Thursday, October 28, 2010

Extra-Dimensional Geometry


A direct link to the above video is at http://www.youtube.com/watch?v=Qu1GD_AifpM

Last week, in Thinking Bigger, we talked about how difficult it is for our monkey brains to visualize extra dimensions. On that same topic, the above video accompanies Our Universe as a Dodecahedron, a blog entry published in May of this year, and it explores something called the Poincaré Dodecahedral Space: a proposed underlying structure to our universe. I'm fascinated to read the comments for this one at YouTube - this video triggered some strong debate from people with both scientific and spiritual viewpoints.

Here's another image from theories about the geometry of extra dimensions which we've talked about before: the ten-dimensional Calabi-Yau manifold.


Michael Brooks, in his CultureLab blog for New Scientist, recently wrote about a new book by one of the co-discoverers of the above manifold: Shing-Tung Yau (the book is written in collaboration with Steve Nadis). Here's a few paragraphs from what Mr. Brooks had to say about "The Shape of Inner Space":

In case you're wondering, the geometric form known as a Calabi-Yau space (seen above) exists in multiple dimensions and is the pedestal on which string theory has been built. And in case you want to know more than that, one of the inventors (discoverers?) of the Calabi-Yau space, the geometer Shing-Tung Yau, has written a book that explains it all in exquisite detail.
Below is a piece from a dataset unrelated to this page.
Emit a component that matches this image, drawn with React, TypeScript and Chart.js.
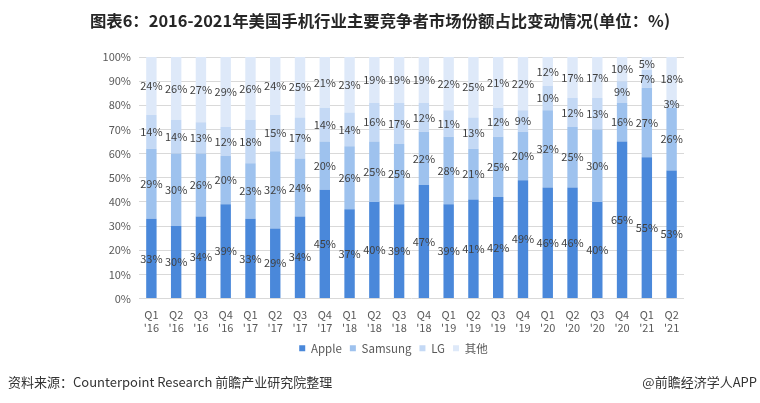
import React, { useEffect, useRef } from "react";
import { Chart, registerables } from "chart.js";

Chart.register(...registerables);

const quarters = ["Q1", "Q2", "Q3", "Q4", "Q1", "Q2", "Q3", "Q4", "Q1", "Q2", "Q3", "Q4", "Q1", "Q2", "Q3", "Q4", "Q1", "Q2", "Q3", "Q4", "Q1", "Q2"];
const years = ["'16", "'16", "'16", "'16", "'17", "'17", "'17", "'17", "'18", "'18", "'18", "'18", "'19", "'19", "'19", "'19", "'20", "'20", "'20", "'20", "'21", "'21"];

const apple = [33, 30, 34, 39, 33, 29, 34, 45, 37, 40, 39, 47, 39, 41, 42, 49, 46, 46, 40, 65, 55, 53];
const samsung = [29, 30, 26, 20, 23, 32, 24, 20, 26, 25, 25, 22, 28, 21, 25, 20, 32, 25, 30, 16, 27, 26];
const lg = [14, 14, 13, 12, 18, 15, 17, 14, 14, 16, 17, 12, 11, 13, 12, 9, 10, 12, 13, 9, 7, 3];
const others = [24, 26, 27, 29, 26, 24, 25, 21, 23, 19, 19, 19, 22, 25, 21, 22, 12, 17, 17, 10, 5, 18];

const seriesNames = ["Apple", "Samsung", "LG", "其他"];
const seriesColors = ["#4a88da", "#9ec2ee", "#c4d9f5", "#dee9f9"];
const yTicks = [0, 10, 20, 30, 40, 50, 60, 70, 80, 90, 100];

const FONT = "'Noto Sans CJK SC', 'Noto Sans', sans-serif";

export default function App() {
  const ref = useRef<HTMLCanvasElement | null>(null);

  useEffect(() => {
    if (!ref.current) return;
    const raw = [apple, samsung, lg, others];
    const totals = apple.map((_, i) => raw.reduce((s, arr) => s + arr[i], 0));
    const labelPlugin = {
      id: "segLabels",
      afterDatasetsDraw(chart: any) {
        const ctx = chart.ctx;
        ctx.save();
        ctx.font = `11px ${FONT}`;
        ctx.fillStyle = "#404040";
        ctx.textAlign = "center";
        ctx.textBaseline = "middle";
        chart.data.datasets.forEach((_: any, di: number) => {
          const meta = chart.getDatasetMeta(di);
          meta.data.forEach((bar: any, i: number) => {
            const p = bar.getProps(["x", "y", "base"], true);
            ctx.fillText(raw[di][i] + "%", p.x, (p.y + p.base) / 2);
          });
        });
        ctx.restore();
      },
    };
    const chart = new Chart(ref.current, {
      type: "bar",
      data: {
        labels: quarters.map((q, i) => [q, years[i]]),
        datasets: raw.map((arr, di) => ({
          label: seriesNames[di],
          data: arr.map((v, i) => (v / totals[i]) * 100),
          backgroundColor: seriesColors[di],
          borderWidth: 0,
          barPercentage: 0.42,
          categoryPercentage: 1,
        })),
      },
      options: {
        responsive: false,
        animation: false,
        devicePixelRatio: 1,
        layout: { padding: { left: 103, right: 76, top: 57, bottom: 39 } },
        plugins: {
          tooltip: { enabled: false },
          legend: {
            position: "bottom",
            labels: {
              boxWidth: 6,
              boxHeight: 6,
              padding: 8,
              color: "#595959",
              font: { size: 11.5, family: FONT },
            },
          },
        },
        scales: {
          x: {
            stacked: true,
            grid: { display: false },
            border: { display: false },
            ticks: {
              color: "#595959",
              font: { size: 11, family: FONT, lineHeight: 1.25 },
              padding: 1,
              maxRotation: 0,
              autoSkip: false,
            },
            afterFit: (s: any) => {
              s.height = 36;
            },
          },
          y: {
            stacked: true,
            min: 0,
            max: 100,
            afterBuildTicks: (s: any) => {
              s.ticks = yTicks.map((v) => ({ value: v }));
            },
            grid: { color: "#d9d9d9", drawTicks: false },
            border: { display: false },
            ticks: {
              color: "#595959",
              font: { size: 11, family: FONT },
              padding: 8,
              callback: (v: any) => v + "%",
            },
            afterFit: (s: any) => {
              s.width = 36;
            },
          },
        },
      },
      plugins: [labelPlugin],
    });
    return () => chart.destroy();
  }, []);

  return (
    <div style={{ position: "absolute", left: 0, top: 0, width: 760, height: 403, background: "#fff", overflow: "hidden" }}>
      <canvas ref={ref} width={760} height={403} style={{ position: "absolute", left: 0, top: 0, width: 760, height: 403 }} />
      <div
        style={{
          position: "absolute",
          left: 0,
          top: 8,
          width: 760,
          textAlign: "center",
          fontFamily: FONT,
          fontWeight: 700,
          fontSize: 16.4,
          lineHeight: "24px",
          color: "#262626",
        }}
      >
        图表6：2016-2021年美国手机行业主要竞争者市场份额占比变动情况(单位：%)
      </div>
      <div
        style={{
          position: "absolute",
          left: 8,
          top: 374,
          fontFamily: FONT,
          fontSize: 13,
          lineHeight: "16px",
          color: "#333",
          whiteSpace: "nowrap",
        }}
      >
        资料来源：Counterpoint Research 前瞻产业研究院整理
      </div>
      <div
        style={{
          position: "absolute",
          right: 3,
          top: 374,
          fontFamily: FONT,
          fontSize: 13,
          lineHeight: "16px",
          color: "#333",
          whiteSpace: "nowrap",
        }}
      >
        @前瞻经济学人APP
      </div>
    </div>
  );
}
The Shape of Inner Space is a hymn to geometry. Without geometry, Yau points out, we cannot account for the forces of nature. Einstein's general theory of relativity is, essentially, nothing but geometry. Yet geometry is the poor relation of modern science.

Yau is aiming to put that right. "I would go so far as to say that geometry not only deserves a place at the table alongside physics and cosmology, but in many ways it is the table," he writes.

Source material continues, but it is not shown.